### Objective
Nothing outside the range is to be copied. From the entries below, reproduce exactly the lines starting at the one with "Clone this chart in matplotlib." and ending at the one with "46, 50, 53.5, 56.5]", without pictures.

### Listing
--- BEGIN ---

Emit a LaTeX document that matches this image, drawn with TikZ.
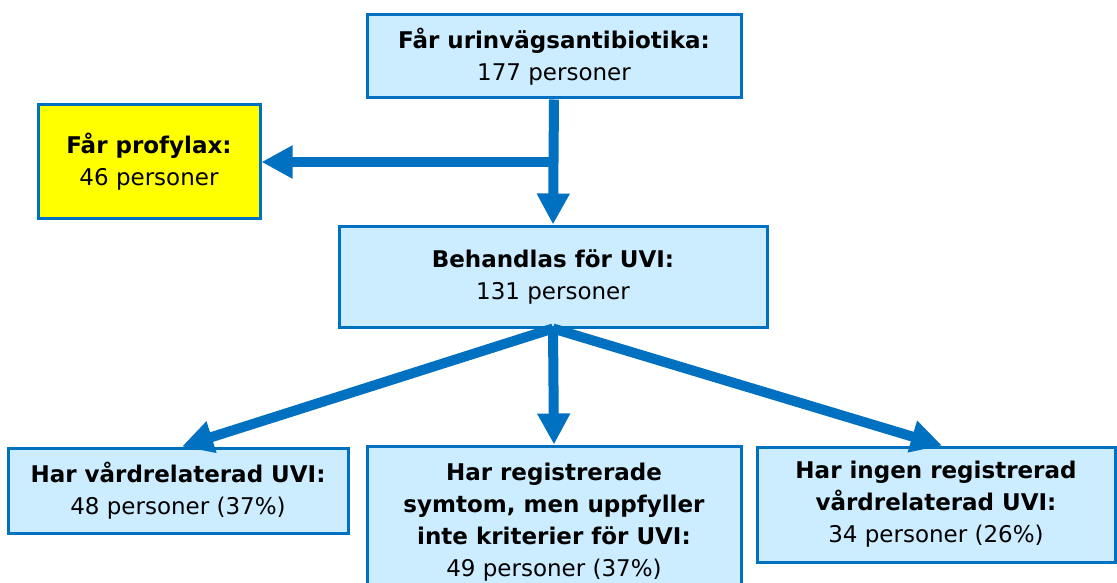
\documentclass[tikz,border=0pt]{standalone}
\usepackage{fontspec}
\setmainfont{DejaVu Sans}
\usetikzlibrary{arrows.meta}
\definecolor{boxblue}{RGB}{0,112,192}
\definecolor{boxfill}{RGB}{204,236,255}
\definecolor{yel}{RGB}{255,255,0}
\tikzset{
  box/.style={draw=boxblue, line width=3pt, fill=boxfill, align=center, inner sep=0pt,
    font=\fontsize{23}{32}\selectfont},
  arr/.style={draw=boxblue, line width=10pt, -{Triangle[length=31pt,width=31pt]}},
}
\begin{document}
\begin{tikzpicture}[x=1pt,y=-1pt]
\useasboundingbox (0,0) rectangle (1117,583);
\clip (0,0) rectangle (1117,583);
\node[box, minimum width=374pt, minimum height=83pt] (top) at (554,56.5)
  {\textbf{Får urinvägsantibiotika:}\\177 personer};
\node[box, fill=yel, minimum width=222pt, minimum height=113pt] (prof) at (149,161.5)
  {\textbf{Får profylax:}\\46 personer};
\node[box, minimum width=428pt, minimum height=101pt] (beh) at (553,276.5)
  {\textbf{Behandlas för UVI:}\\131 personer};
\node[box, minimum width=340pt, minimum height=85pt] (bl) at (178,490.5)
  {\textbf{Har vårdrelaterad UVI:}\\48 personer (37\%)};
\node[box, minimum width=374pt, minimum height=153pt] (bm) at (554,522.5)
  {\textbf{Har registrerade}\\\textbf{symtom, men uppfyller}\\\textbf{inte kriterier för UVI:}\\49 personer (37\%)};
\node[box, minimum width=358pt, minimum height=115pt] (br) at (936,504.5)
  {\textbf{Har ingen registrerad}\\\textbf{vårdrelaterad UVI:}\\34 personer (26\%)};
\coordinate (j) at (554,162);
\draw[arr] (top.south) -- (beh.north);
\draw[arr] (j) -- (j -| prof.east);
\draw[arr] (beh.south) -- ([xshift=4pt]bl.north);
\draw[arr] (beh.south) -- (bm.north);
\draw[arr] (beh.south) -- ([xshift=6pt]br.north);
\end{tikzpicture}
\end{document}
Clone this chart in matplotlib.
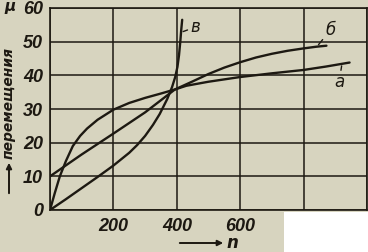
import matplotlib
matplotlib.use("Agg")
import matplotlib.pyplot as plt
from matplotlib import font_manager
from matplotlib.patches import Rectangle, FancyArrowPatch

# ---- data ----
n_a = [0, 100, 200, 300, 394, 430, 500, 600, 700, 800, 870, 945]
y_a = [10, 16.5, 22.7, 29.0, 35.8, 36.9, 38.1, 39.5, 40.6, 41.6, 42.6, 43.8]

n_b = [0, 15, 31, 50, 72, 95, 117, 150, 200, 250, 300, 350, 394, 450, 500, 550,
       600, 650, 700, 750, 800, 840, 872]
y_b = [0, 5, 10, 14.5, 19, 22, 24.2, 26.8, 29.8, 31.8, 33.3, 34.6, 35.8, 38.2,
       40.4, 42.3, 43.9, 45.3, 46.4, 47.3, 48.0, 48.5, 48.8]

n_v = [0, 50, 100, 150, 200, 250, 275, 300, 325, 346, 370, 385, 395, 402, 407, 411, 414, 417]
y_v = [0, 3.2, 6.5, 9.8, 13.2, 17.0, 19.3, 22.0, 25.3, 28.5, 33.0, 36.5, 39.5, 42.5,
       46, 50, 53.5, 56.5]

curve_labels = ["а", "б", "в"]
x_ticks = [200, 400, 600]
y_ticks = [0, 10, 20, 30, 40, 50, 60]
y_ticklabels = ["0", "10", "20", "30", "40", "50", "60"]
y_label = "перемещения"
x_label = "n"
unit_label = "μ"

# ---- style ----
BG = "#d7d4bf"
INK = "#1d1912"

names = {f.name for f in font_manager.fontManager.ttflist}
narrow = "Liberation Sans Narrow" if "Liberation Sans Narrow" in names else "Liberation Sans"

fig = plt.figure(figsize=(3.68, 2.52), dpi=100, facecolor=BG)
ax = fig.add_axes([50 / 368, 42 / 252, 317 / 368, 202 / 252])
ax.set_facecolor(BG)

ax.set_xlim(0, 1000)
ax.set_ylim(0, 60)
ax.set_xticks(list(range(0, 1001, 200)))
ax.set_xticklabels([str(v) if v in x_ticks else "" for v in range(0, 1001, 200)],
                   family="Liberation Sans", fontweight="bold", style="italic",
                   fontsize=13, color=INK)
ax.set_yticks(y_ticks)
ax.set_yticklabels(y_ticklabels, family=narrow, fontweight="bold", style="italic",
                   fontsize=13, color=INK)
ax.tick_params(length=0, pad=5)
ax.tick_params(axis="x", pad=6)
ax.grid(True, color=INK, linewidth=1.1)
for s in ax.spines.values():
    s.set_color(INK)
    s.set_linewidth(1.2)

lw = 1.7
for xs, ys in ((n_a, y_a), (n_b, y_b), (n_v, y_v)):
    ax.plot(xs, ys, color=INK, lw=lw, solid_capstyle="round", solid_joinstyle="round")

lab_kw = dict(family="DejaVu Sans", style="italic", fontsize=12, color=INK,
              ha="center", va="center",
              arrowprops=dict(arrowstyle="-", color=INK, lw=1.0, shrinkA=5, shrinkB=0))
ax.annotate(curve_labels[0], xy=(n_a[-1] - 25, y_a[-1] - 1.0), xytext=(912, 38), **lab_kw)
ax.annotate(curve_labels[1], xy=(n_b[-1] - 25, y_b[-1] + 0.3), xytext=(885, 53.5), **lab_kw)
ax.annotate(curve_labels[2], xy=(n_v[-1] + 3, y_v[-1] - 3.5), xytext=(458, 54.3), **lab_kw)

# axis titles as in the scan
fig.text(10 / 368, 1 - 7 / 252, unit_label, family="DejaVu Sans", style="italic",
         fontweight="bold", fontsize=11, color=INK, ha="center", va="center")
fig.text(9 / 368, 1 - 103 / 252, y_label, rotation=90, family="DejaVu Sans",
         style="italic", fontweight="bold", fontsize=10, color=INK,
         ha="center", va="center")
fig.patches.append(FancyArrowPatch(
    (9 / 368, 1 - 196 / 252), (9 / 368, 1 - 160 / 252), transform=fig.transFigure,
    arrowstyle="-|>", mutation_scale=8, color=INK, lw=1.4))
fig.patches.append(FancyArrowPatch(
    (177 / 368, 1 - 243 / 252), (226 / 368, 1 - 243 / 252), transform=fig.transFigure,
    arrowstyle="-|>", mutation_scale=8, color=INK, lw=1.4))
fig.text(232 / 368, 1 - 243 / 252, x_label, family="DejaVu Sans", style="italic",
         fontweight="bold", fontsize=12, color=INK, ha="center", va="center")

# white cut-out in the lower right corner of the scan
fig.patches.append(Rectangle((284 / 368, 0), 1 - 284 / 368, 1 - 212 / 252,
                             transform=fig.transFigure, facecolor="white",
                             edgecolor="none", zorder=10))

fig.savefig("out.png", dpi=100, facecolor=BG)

--- END ---

### The reply
Clone this chart in matplotlib.
import matplotlib
matplotlib.use("Agg")
import matplotlib.pyplot as plt
from matplotlib import font_manager
from matplotlib.patches import Rectangle, FancyArrowPatch

# ---- data ----
n_a = [0, 100, 200, 300, 394, 430, 500, 600, 700, 800, 870, 945]
y_a = [10, 16.5, 22.7, 29.0, 35.8, 36.9, 38.1, 39.5, 40.6, 41.6, 42.6, 43.8]

n_b = [0, 15, 31, 50, 72, 95, 117, 150, 200, 250, 300, 350, 394, 450, 500, 550,
       600, 650, 700, 750, 800, 840, 872]
y_b = [0, 5, 10, 14.5, 19, 22, 24.2, 26.8, 29.8, 31.8, 33.3, 34.6, 35.8, 38.2,
       40.4, 42.3, 43.9, 45.3, 46.4, 47.3, 48.0, 48.5, 48.8]

n_v = [0, 50, 100, 150, 200, 250, 275, 300, 325, 346, 370, 385, 395, 402, 407, 411, 414, 417]
y_v = [0, 3.2, 6.5, 9.8, 13.2, 17.0, 19.3, 22.0, 25.3, 28.5, 33.0, 36.5, 39.5, 42.5,
       46, 50, 53.5, 56.5]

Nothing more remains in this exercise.